The Infrastructure Trade-Off: Fixed vs. Semi-Mobile

Investors must weigh the financial implications of stationary versus mobile infrastructure:

  • Fixed Plants: Require substantial upfront civil engineering costs, including reinforced concrete foundations, retaining walls, and localized environmental permitting. These costs are non-recoverable if the quarry site is depleted or the lease terminates.
  • Semi-Mobile/Tracked Units (e.g., NK75J): Feature a higher initial equipment cost but reduce onsite civil preparation requirements. These mobile systems retain high residual asset value, can be easily liquidated or transferred to new projects, and simplify environmental compliance by tracking directly to the working quarry face.

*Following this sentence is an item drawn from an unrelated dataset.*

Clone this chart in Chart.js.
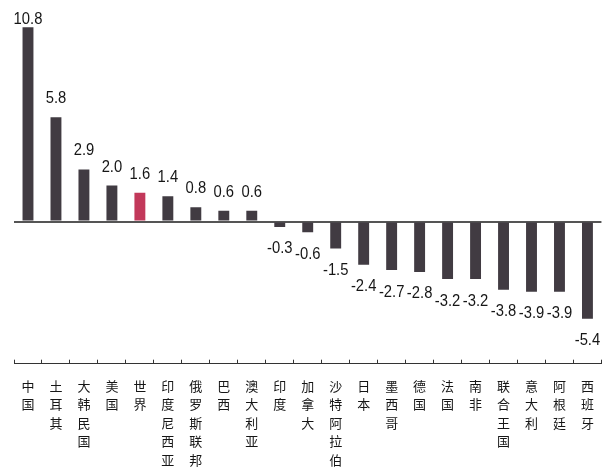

Procurement and Payback Period Analysis

To establish a realistic payback period for a 150 t/h stone crushing plant, we examine a typical financial model based on a 2-stage configuration operating under steady-state conditions:

Assumed Operational Metrics
A standard operational framework assumes 150 tons per hour, running 8 hours per shift, 250 days per year, yielding an annual volume of 300,000 tons of sellable aggregate.
CAPEX Allocation
Includes primary crushing machinery (e.g., PEW860 or NK75J), secondary processing (e.g., HPT300), screening, heavy-duty conveyors, electrical control setups, and foundational site preparation.
OPEX Breakdown
Aggregated operating expenses comprise electricity/diesel usage, wear-parts replacement, localized site labor, maintenance allocations, and raw material extraction costs.
Gross Revenue Projection
Calculated against a conservative regional market value per ton for blended, graded aggregate (coarse fractions and sand).
Estimated Amortization Window
With balanced plant utilization, a well-matched 150 t/h circuit typically achieves full capital payback within 14 to 22 months of continuous operation. This timeline can be further optimized by introducing advanced shaping circuits that allow access to high-tier concrete markets.

When evaluating a 150 tons/hour stone crushing plant for sale, focusing on high-efficiency equipment configurations and matched component capacities helps protect working capital and build a resilient production model.